BEGIN
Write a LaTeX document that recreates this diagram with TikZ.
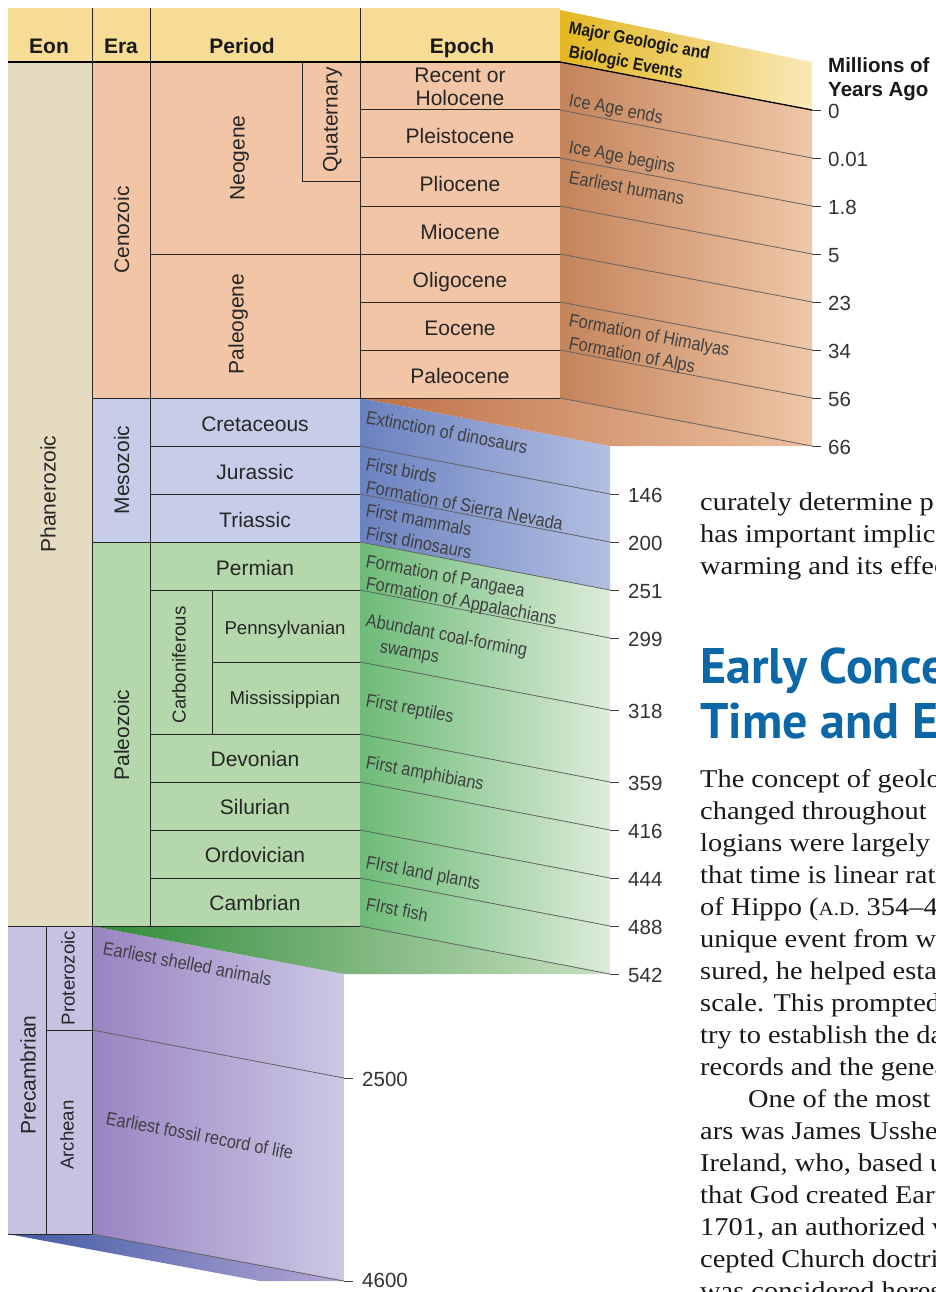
\documentclass[tikz,border=0pt]{standalone}
\usepackage{graphicx}
\usepackage{fontspec}
\setmainfont{Liberation Sans}
\newfontfamily\evfont{Liberation Sans}
\newfontfamily\bodyfont[FakeStretch=1.11]{Liberation Serif}
\newfontfamily\headfont{PT Sans}
\newcommand\evx[1]{\scalebox{0.88}[1]{#1}}
\definecolor{hdrY}{HTML}{F6DC94}
\definecolor{beige}{HTML}{E4DBC1}
\definecolor{peach}{HTML}{F1C5A6}
\definecolor{mesoB}{HTML}{C6CDE8}
\definecolor{paleoG}{HTML}{B4D8AC}
\definecolor{precL}{HTML}{C7C2E2}
\definecolor{yL}{HTML}{E3B721}
\definecolor{yR}{HTML}{F9E9B8}
\definecolor{brL}{HTML}{C4845A}
\definecolor{brR}{HTML}{F0C7A8}
\definecolor{bfL}{HTML}{BD7045}
\definecolor{bfR}{HTML}{ECC0A0}
\definecolor{blL}{HTML}{6B82C0}
\definecolor{blR}{HTML}{B3BFE3}
\definecolor{gnL}{HTML}{6DBB78}
\definecolor{gnR}{HTML}{DDECD9}
\definecolor{gfL}{HTML}{2F8A38}
\definecolor{gfR}{HTML}{C8E0C0}
\definecolor{puL}{HTML}{9984C2}
\definecolor{puR}{HTML}{CDC8E5}
\definecolor{pfL}{HTML}{3F5AA4}
\definecolor{pfR}{HTML}{B7A7D6}
\definecolor{headblue}{HTML}{0B67A6}
\begin{document}
\begin{tikzpicture}[x=1pt,y=-1pt,
  tline/.style={draw=black!85, line width=1pt},
  sline/.style={draw=black!62, line width=0.8pt},
  tickm/.style={draw=black!75, line width=0.9pt},
  lab/.style={font=\fontsize{21}{24}\selectfont, text=black!85, inner sep=0pt, text height=15pt, text depth=0pt},
  slab/.style={lab, font=\fontsize{18.6}{22}\selectfont, text height=13.3pt},
  hd/.style={font=\bfseries\fontsize{21}{24}\selectfont, anchor=base, inner sep=0pt, text=black!90},
  ev/.style={font=\evfont\fontsize{18.5}{20}\selectfont, text=black!75, anchor=base west, inner sep=0pt, rotate=-10.78},
  evb/.style={font=\evfont\bfseries\fontsize{17.5}{20}\selectfont, text=black!90, anchor=base west, inner sep=0pt, rotate=-10.78},
  tl/.style={font=\fontsize{20.5}{22}\selectfont, text=black!80, anchor=west, inner sep=0pt, text height=14.7pt, text depth=0pt},
  body/.style={font=\bodyfont\fontsize{25.6}{32}\selectfont, text=black!90, anchor=base west, inner sep=0pt},
  bighead/.style={font=\headfont\bfseries\fontsize{50}{56}\selectfont, text=headblue, anchor=base west, inner sep=0pt}
]
\useasboundingbox (0,0) rectangle (935,1292);
\fill[white] (0,0) rectangle (935,1292);

% ---- table fills
\fill[hdrY] (8,8) rectangle (560,62);
\fill[beige] (8,62) rectangle (92,926);
\fill[peach] (92,62) rectangle (560,398);
\fill[mesoB] (92,398) rectangle (360,542);
\fill[paleoG] (92,542) rectangle (360,926);
\fill[precL] (8,926) rectangle (92,1234);

% ---- event panels
\shade[left color=yL, right color=yR] (560,10) -- (812,62) -- (812,110) -- (560,62) -- cycle;
\shade[left color=brL, right color=brR] (560,62) -- (812,110) -- (812,446) -- (560,398) -- cycle;
\shade[left color=blL, right color=blR] (360,398) -- (610,446) -- (610,590) -- (360,542) -- cycle;
\shade[left color=bfL, right color=bfR] (360,398) -- (560,398) -- (812,446) -- (610,446) -- cycle;
\shade[left color=gnL, right color=gnR] (360,542) -- (610,590) -- (610,974) -- (360,926) -- cycle;
\shade[left color=puL, right color=puR] (92,926) -- (344,974) -- (344,1281) -- (92,1234) -- cycle;
\shade[left color=gfL, right color=gfR] (92,926) -- (360,926) -- (610,974) -- (344,974) -- cycle;
\shade[left color=pfL, right color=pfR] (8,1234) -- (92,1234) -- (344,1281) -- (260,1281) -- cycle;

% ---- slanted boundary lines
\foreach \y in {110,158,206,254,302,350,398} \draw[sline] (560,\y) -- (812,\y+48);
\foreach \y in {446,494,542,590,662,734,782,830,878,926} \draw[sline] (360,\y) -- (610,\y+48);
\draw[sline] (92,1030) -- (344,1078);
\draw[sline] (92,1234) -- (344,1281);
\draw[draw=black, line width=1.3pt] (560,62) -- (812,110);

% ---- table lines
\draw[draw=black, line width=1.8pt] (8,62) -- (560,62);
\draw[tline] (92,8) -- (92,1234);
\draw[tline] (150,8) -- (150,926);
\draw[tline] (360,8) -- (360,398);
\draw[tline] (46,926) -- (46,1234);
\draw[tline] (302,62) -- (302,182) -- (360,182);
\draw[tline] (212,590) -- (212,734);
\draw[tline] (150,254) -- (360,254);
\foreach \y in {110,158,206,254,302,350} \draw[tline] (360,\y) -- (560,\y);
\draw[tline] (92,398) -- (560,398);
\foreach \y in {446,494,590,734,782,830,878} \draw[tline] (150,\y) -- (360,\y);
\draw[tline] (92,542) -- (360,542);
\draw[tline] (212,662) -- (360,662);
\draw[tline] (8,926) -- (360,926);
\draw[tline] (46,1030) -- (92,1030);
\draw[tline] (8,1234) -- (92,1234);

% ---- ticks and values
\foreach \y/\t [count=\i] in {110/0,158/0.01,206/1.8,254/5,302/23,350/34,398/56,446/66}{
  \draw[tickm] (812,\y) -- (821,\y);
  \node[tl] (tc\i) at (828,\y+1) {\t};
}
\foreach \y/\t [count=\i] in {494/146,542/200,590/251,638/299,710/318,782/359,830/416,878/444,926/488,974/542}{
  \draw[tickm] (610,\y) -- (619,\y);
  \node[tl] (tm\i) at (628,\y+1) {\t};
}
\draw[tickm] (344,1078) -- (353,1078);
\node[tl] (tp1) at (362,1079) {2500};
\draw[tickm] (344,1281) -- (353,1281);
\node[tl] (tp2) at (362,1280) {4600};

% ---- headers
\node[hd] (hEon) at (49,54) {Eon};
\node[hd] (hEra) at (121,54) {Era};
\node[hd] (hPer) at (242,54) {Period};
\node[hd] (hEpo) at (462,54) {Epoch};
\node[evb] (hEv1) at (568,33) {\evx{Major Geologic and}};
\node[evb] (hEv2) at (568,57) {\evx{Biologic Events}};
\node[font=\bfseries\fontsize{20.5}{22}\selectfont, anchor=base west, inner sep=0pt, text=black!90] (hMy1) at (828,73) {Millions of};
\node[font=\bfseries\fontsize{20.5}{22}\selectfont, anchor=base west, inner sep=0pt, text=black!90] (hMy2) at (828,97) {Years Ago};

% ---- table labels
\node[lab, rotate=90] (eonP) at (48,494) {Phanerozoic};
\node[lab, rotate=90] (eonPc) at (28,1075) {Precambrian};
\node[lab, rotate=90] (eraC) at (121.5,230) {Cenozoic};
\node[lab, rotate=90] (eraM) at (121.5,470) {Mesozoic};
\node[lab, rotate=90] (eraP) at (121.5,735) {Paleozoic};
\node[slab, rotate=90] (eraPr) at (68,978) {Proterozoic};
\node[slab, rotate=90] (eraAr) at (67,1135) {Archean};
\node[lab, rotate=90] (pNeo) at (237,158) {Neogene};
\node[lab, rotate=90] (pPal) at (236,324) {Paleogene};
\node[lab, rotate=90] (pQua) at (330,120) {Quaternary};
\node[lab] (e1a) at (460,75) {Recent or};
\node[lab] (e1b) at (460,98) {Holocene};
\node[lab] (e2) at (460,136) {Pleistocene};
\node[lab] (e3) at (460,184) {Pliocene};
\node[lab] (e4) at (460,232) {Miocene};
\node[lab] (e5) at (460,280) {Oligocene};
\node[lab] (e6) at (460,328) {Eocene};
\node[lab] (e7) at (460,376) {Paleocene};
\node[lab] (pCre) at (255,424) {Cretaceous};
\node[lab] (pJur) at (255,472) {Jurassic};
\node[lab] (pTri) at (255,520) {Triassic};
\node[lab] (pPer) at (255,568) {Permian};
\node[slab, rotate=90] (pCar) at (179,665) {Carboniferous};
\node[slab] (pPen) at (285,628) {Pennsylvanian};
\node[slab] (pMis) at (285,698) {Mississippian};
\node[lab] (pDev) at (255,759) {Devonian};
\node[lab] (pSil) at (255,807) {Silurian};
\node[lab] (pOrd) at (255,855) {Ordovician};
\node[lab] (pCam) at (255,903) {Cambrian};

% ---- events
\node[ev] (v1) at (568,106) {\evx{Ice Age ends}};
\node[ev] (v2) at (568,153) {\evx{Ice Age begins}};
\node[ev] (v3) at (568,183) {\evx{Earliest humans}};
\node[ev] (v4) at (568,326) {\evx{Formation of Himalyas}};
\node[ev] (v5) at (568,349) {\evx{Formation of Alps}};
\node[ev] (v6) at (365,423) {\evx{Extinction of dinosaurs}};
\node[ev] (v7) at (365,470) {\evx{First birds}};
\node[ev] (v8) at (365,493) {\evx{Formation of Sierra Nevada}};
\node[ev] (v9) at (365,516) {\evx{First mammals}};
\node[ev] (v10) at (365,539) {\evx{First dinosaurs}};
\node[ev] (v11) at (365,567) {\evx{Formation of Pangaea}};
\node[ev] (v12) at (365,589) {\evx{Formation of Appalachians}};
\node[ev] (v13) at (365,626) {\evx{Abundant coal-forming}};
\node[ev] (v14) at (379,652) {\evx{swamps}};
\node[ev] (v15) at (365,706) {\evx{First reptiles}};
\node[ev] (v16) at (365,768) {\evx{First amphibians}};
\node[ev] (v17) at (365,868) {\evx{FIrst land plants}};
\node[ev] (v18) at (365,910) {\evx{FIrst fish}};
\node[ev] (v19) at (102,954) {\evx{Earliest shelled animals}};
\node[ev] (v20) at (105,1124) {\evx{Earliest fossil record of life}};

% ---- page text on the right
\begin{scope}
\clip (690,470) rectangle (935,1292);
\node[body] (b1) at (700,510) {curately determine p};
\node[body] (b2) at (700,542) {has important implica};
\node[body] (b3) at (700,574) {warming and its effect};
\node[bighead] (hd1) at (700,683) {Early Conce};
\node[bighead] (hd2) at (700,738) {Time and E};
\node[body] (b4) at (700,787) {The concept of geolo};
\node[body] (b5) at (700,819) {changed throughout};
\node[body] (b6) at (700,851) {logians were largely};
\node[body] (b7) at (700,883) {that time is linear rath};
\node[body] (b8) at (700,915) {of Hippo ({\fontsize{19}{32}\selectfont A.D.} 354–4};
\node[body] (b9) at (700,947) {unique event from w};
\node[body] (b10) at (700,979) {sured, he helped estab};
\node[body] (b11) at (700,1011) {scale. This prompted};
\node[body] (b12) at (700,1043) {try to establish the da};
\node[body] (b13) at (700,1075) {records and the genea};
\node[body] (b14) at (748,1107) {One of the most i};
\node[body] (b15) at (700,1139) {ars was James Ussher};
\node[body] (b16) at (700,1171) {Ireland, who, based up};
\node[body] (b17) at (700,1203) {that God created Eart};
\node[body] (b18) at (700,1235) {1701, an authorized v};
\node[body] (b19) at (700,1267) {cepted Church doctri};
\node[body] (b20) at (700,1299) {was considered heres};
\end{scope}
\end{tikzpicture}
\end{document}
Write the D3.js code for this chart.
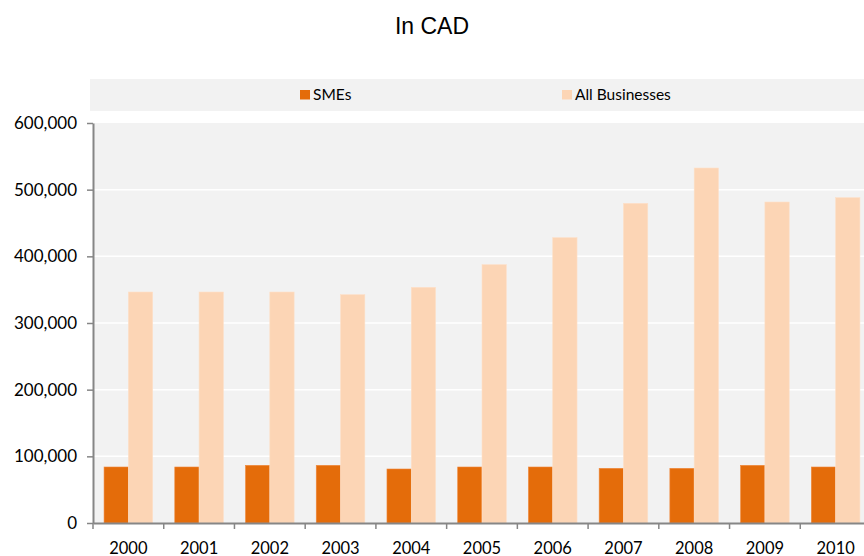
<!DOCTYPE html>
<html>
<head>
<meta charset="utf-8">
<script src="https://cdn.jsdelivr.net/npm/d3@7"></script>
<style>
  body { margin: 0; background: #fff; }
  svg { display: block; }
</style>
</head>
<body>
<div id="chart"></div>
<script>
// Chart data
const years = ["2000", "2001", "2002", "2003", "2004", "2005", "2006", "2007", "2008", "2009", "2010"];
const smes = [84000, 84000, 86500, 86500, 81000, 84000, 84000, 82000, 82000, 86500, 84000];
const allBusinesses = [346500, 346500, 346500, 342500, 353500, 387500, 428000, 479500, 532500, 481500, 488000];
const seriesNames = ["SMEs", "All Businesses"];
const seriesColors = ["#e46c0a", "#fcd5b5"];
const yTicks = [0, 100000, 200000, 300000, 400000, 500000, 600000];

const width = 864;
const height = 556;
const margin = { top: 123, right: -7, bottom: 33, left: 93 };
const font = "Lato, 'Open Sans', sans-serif";

const svg = d3.select("#chart")
  .append("svg")
  .attr("width", width)
  .attr("height", height);

// Title
svg.append("text")
  .attr("x", 432)
  .attr("y", 34)
  .attr("text-anchor", "middle")
  .style("font-family", "'Liberation Sans', Arial, sans-serif")
  .style("font-size", "23px")
  .text("In CAD");

// Legend box
const legend = svg.append("g");
legend.append("rect")
  .attr("x", 90).attr("y", 79)
  .attr("width", width - 90).attr("height", 32)
  .attr("fill", "#f2f2f2");
const legendX = [300, 562];
seriesNames.forEach((name, i) => {
  legend.append("rect")
    .attr("x", legendX[i]).attr("y", 90)
    .attr("width", 10).attr("height", 9.5)
    .attr("fill", seriesColors[i]);
  legend.append("text")
    .attr("x", legendX[i] + 13).attr("y", 99.5)
    .style("font-family", font)
    .style("font-size", "15.5px")
    .text(name);
});

// Scales
const x = d3.scaleBand()
  .domain(years)
  .range([margin.left, width - margin.right])
  .paddingInner(0)
  .paddingOuter(0);

const barW = 24.3;
const y = d3.scaleLinear()
  .domain([0, 600000])
  .range([height - margin.bottom, margin.top]);

// Plot background
svg.append("rect")
  .attr("x", margin.left)
  .attr("y", margin.top)
  .attr("width", width - margin.left)
  .attr("height", y(0) - margin.top)
  .attr("fill", "#f2f2f2");

// Gridlines
svg.append("g")
  .selectAll("line")
  .data(yTicks.filter(d => d > 0 && d < 600000))
  .join("line")
  .attr("x1", margin.left)
  .attr("x2", width)
  .attr("y1", d => y(d))
  .attr("y2", d => y(d))
  .attr("stroke", "#ffffff")
  .attr("stroke-width", 1.5);

// Bars
const groups = svg.append("g")
  .selectAll("g")
  .data(years)
  .join("g")
  .attr("transform", d => `translate(${x(d) + (x.bandwidth() - 2 * barW) / 2},0)`);

groups.append("rect")
  .attr("x", 0)
  .attr("y", (d, i) => y(smes[i]))
  .attr("width", barW)
  .attr("height", (d, i) => y(0) - y(smes[i]))
  .attr("fill", seriesColors[0])
  .attr("stroke", "#f0883a")
  .attr("stroke-width", 0.6);

groups.append("rect")
  .attr("x", barW)
  .attr("y", (d, i) => y(allBusinesses[i]))
  .attr("width", barW)
  .attr("height", (d, i) => y(0) - y(allBusinesses[i]))
  .attr("fill", seriesColors[1])
  .attr("stroke", "#fde0c8")
  .attr("stroke-width", 0.6);

// Y axis
const yAxis = svg.append("g")
  .attr("transform", `translate(${margin.left},0)`)
  .call(d3.axisLeft(y).tickValues(yTicks).tickSize(6).tickSizeOuter(0)
    .tickFormat(d3.format(",")));
yAxis.select(".domain").attr("stroke", "#868686").attr("stroke-width", 2);
yAxis.selectAll(".tick line").attr("stroke", "#868686").attr("stroke-width", 1.5);
yAxis.selectAll(".tick text")
  .attr("x", -16)
  .attr("fill", "#000")
  .style("font-family", font)
  .style("font-size", "17px");

// X axis
const xAxis = svg.append("g")
  .attr("transform", `translate(0,${y(0)})`)
  .call(d3.axisBottom(x).tickSize(0).tickSizeOuter(0));
xAxis.select(".domain").attr("stroke", "#868686").attr("stroke-width", 2);
xAxis.selectAll(".tick text")
  .attr("dy", 0)
  .attr("y", 31)
  .attr("fill", "#000")
  .style("font-family", font)
  .style("font-size", "16.5px");

// Category separator ticks
xAxis.append("g")
  .selectAll("line")
  .data(years)
  .join("line")
  .attr("x1", d => x(d))
  .attr("x2", d => x(d))
  .attr("y1", 0)
  .attr("y2", 6)
  .attr("stroke", "#868686")
  .attr("stroke-width", 1.5);
</script>
</body>
</html>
END
◆ **PROBLEM REQUIREMENTS**
Gather every line from the entries above where the word "Write" appears, and copy them.

◆ **OUTPUT OF THE EXERCISE**
Write a LaTeX document that recreates this diagram with TikZ.
Write the D3.js code for this chart.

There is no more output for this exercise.